In the final game against Middle Park, newcomer to the team and freshman Madison Anderson stepped up her game in the third match to help the team land the win. Senior Brett Huntley performed in the setter position with 49 set assists while Anderson, Madi Webster and Kates Raymond stood out as kill leaders with 14, 18 and 13 kills respectively. Webster’s kill-to-error ratio was low, with just four errors on her 18 kills. On defense, senior Anna Zangari tallied 15 digs while Raymond put in 16 and freshman Lexi Zangari totaled 18 digs on the match.
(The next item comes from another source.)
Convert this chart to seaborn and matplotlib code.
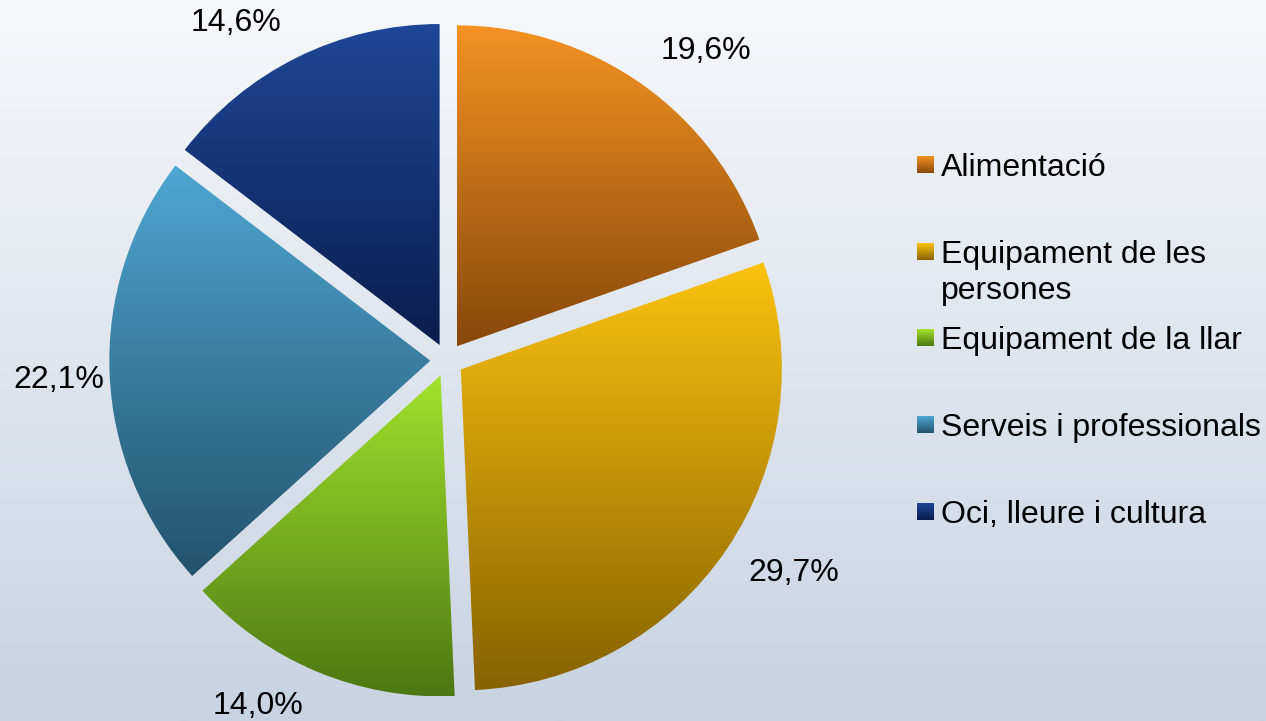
import numpy as np
import matplotlib
matplotlib.use("Agg")
import matplotlib.pyplot as plt
import seaborn as sns

# ---- data ----
categories = ["Alimentació", "Equipament de les persones", "Equipament de la llar",
              "Serveis i professionals", "Oci, lleure i cultura"]
legend_labels = ["Alimentació", "Equipament de les\npersones", "Equipament de la llar",
                 "Serveis i professionals", "Oci, lleure i cultura"]
values = [19.6, 29.7, 14.0, 22.1, 14.6]
top_colors = ["#F59222", "#FBC20E", "#A2E22C", "#4EA6D2", "#1F4797"]
bottom_colors = ["#874809", "#876300", "#4C7812", "#23536C", "#0A1D4E"]

sns.set_theme(style="white")
plt.rcParams["font.family"] = ["Liberation Sans", "DejaVu Sans"]

W, H = 1266, 721
fig = plt.figure(figsize=(W / 100, H / 100), dpi=100)

# background gradient
bg = fig.add_axes([0, 0, 1, 1], zorder=-2)
bg_cmap = sns.blend_palette(["#F6F8FB", "#C8D3E1"], as_cmap=True)
bg.imshow(np.linspace(0, 1, 256).reshape(-1, 1), cmap=bg_cmap, aspect="auto",
          extent=(0, 1, 0, 1), origin="upper")
bg.set_axis_off()

# pie axes: centre at (447, 360) px, radius 321 px
cx, cy, R = 447, 360, 321
half = 360
ax = fig.add_axes([(cx - half) / W, (H - cy - half) / H, 2 * half / W, 2 * half / H])
ax.set_facecolor("none")

wedges, _ = ax.pie(values, startangle=90, counterclock=False,
                   explode=[0.052] * len(values), radius=1,
                   wedgeprops=dict(edgecolor="none", linewidth=0))

grad = np.linspace(0, 1, 256).reshape(-1, 1)
for w, ct, cb in zip(wedges, top_colors, bottom_colors):
    ext = w.get_path().get_extents()
    cmap = sns.blend_palette([ct, cb], as_cmap=True)
    im = ax.imshow(grad, cmap=cmap, aspect="auto", origin="upper",
                   extent=(ext.x0, ext.x1, ext.y0, ext.y1), zorder=2)
    im.set_clip_path(w)
    w.set_facecolor("none")

lim = half / R
ax.set_xlim(-lim, lim)
ax.set_ylim(-lim, lim)
ax.set_aspect("equal")
ax.set_axis_off()

# percentage labels, placed outside along each slice bisector
label_nudge = [(0.085, -0.057), (0.045, 0.037), (-0.108, 0.076), (0.04, -0.01), (-0.105, -0.07)]
for w, v, (nx, ny) in zip(wedges, values, label_nudge):
    ang = np.deg2rad((w.theta1 + w.theta2) / 2)
    x = 1.25 * np.cos(ang) + nx
    y = 1.25 * np.sin(ang) + ny
    ax.text(x, y, f"{v:.1f}%".replace(".", ","), ha="center", va="center",
            fontsize=23, color="#000000", zorder=5)

# legend (manual, gradient markers)
lg = fig.add_axes([0, 0, 1, 1], zorder=3)
lg.set_facecolor("none")
y0, dy, line_gap = 164.5, 86.75, 36
for i, (lab, ct, cb) in enumerate(zip(legend_labels, top_colors, bottom_colors)):
    yc = y0 + i * dy
    cmap = sns.blend_palette([ct, cb], as_cmap=True)
    lg.imshow(grad, cmap=cmap, aspect="auto", origin="upper",
              extent=(917, 934, yc + 8.5, yc - 8.5))
    for j, line in enumerate(lab.split("\n")):
        lg.text(941, yc + 11.5 + j * line_gap, line, ha="left", va="baseline",
                fontsize=23, color="#000000")
lg.set_xlim(0, W)
lg.set_ylim(H, 0)
lg.set_axis_off()

fig.savefig("out.png", dpi=100)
That’s out of the team’s 72 digs and 66 kills against Middle Park.
Earlier in the day, Summit dominated Vail Mountain School before meeting league competition Eagle Valley, to whom the Lady Tigers lost twice before in four sets. This time, the match went to the full three sets, but Summit pulled out a win in the second and third set, winning 25-20 and 15-6 after losing the first, 25-19.
Summit went on to beat Wheat Ridge in two sets, 25-21 and 15-7 to finish first in its pool with six wins and one loss.
The Tigers ran the court with Huntley setting, causing Wheat Ridge to suffer forced errors in addition to the opponent’s own unforced errors. The first set went point-for-point until Summit was given its winning point when Wheat Ridge was called for being in the net.
In the second set, Summit struggled at the start, but quickly left Wheat Ridge scrambling around the court. Eventually, the Tigers had rallied to 14-7, landing the final point for the win.
League teams Glenwood (second seed, five wins and three losses) and Battle Mountain (third seed, three wins, four losses) finished behind Middle Park in the opposing pool.
“We’re seeing confidence we haven’t seen before,” Hughes-Waddick said of her team. She highlighted the team’s wins in the third set, more than doubling the opponent’s score to close out the games.
“These girls have figured out how to play that last game,” the coach said. “We have girls digging and girls swinging. … They’re all doing things that earlier in the year, they were making mistakes on.”
The Tiger offense tempo is up and the team is successfully fooling blockers, which is something it’s been working on.
The team’s efficiency is also improving. The Tigers had 41 hitting errors in earlier games against Eagle Valley, versus four attack errors in Saturday’s game.
“Eagle Valley played the same game … We just chose to run them hard and not make errors, which paid off,” Hughes-Waddick said.
Summit volleyball is on a winning streak following a rough start to the season. Saturday’s wins follow a victory over well-ranked Palisade on Oct. 18. With the tournament wins, the team has bumped up to 11-13 on the season.
Today, Summit takes on league team Glenwood Springs, to whom they lost on the road on Oct. 13 in four sets.
“We’ll show them what we’ve got,” Hughes-Waddick said.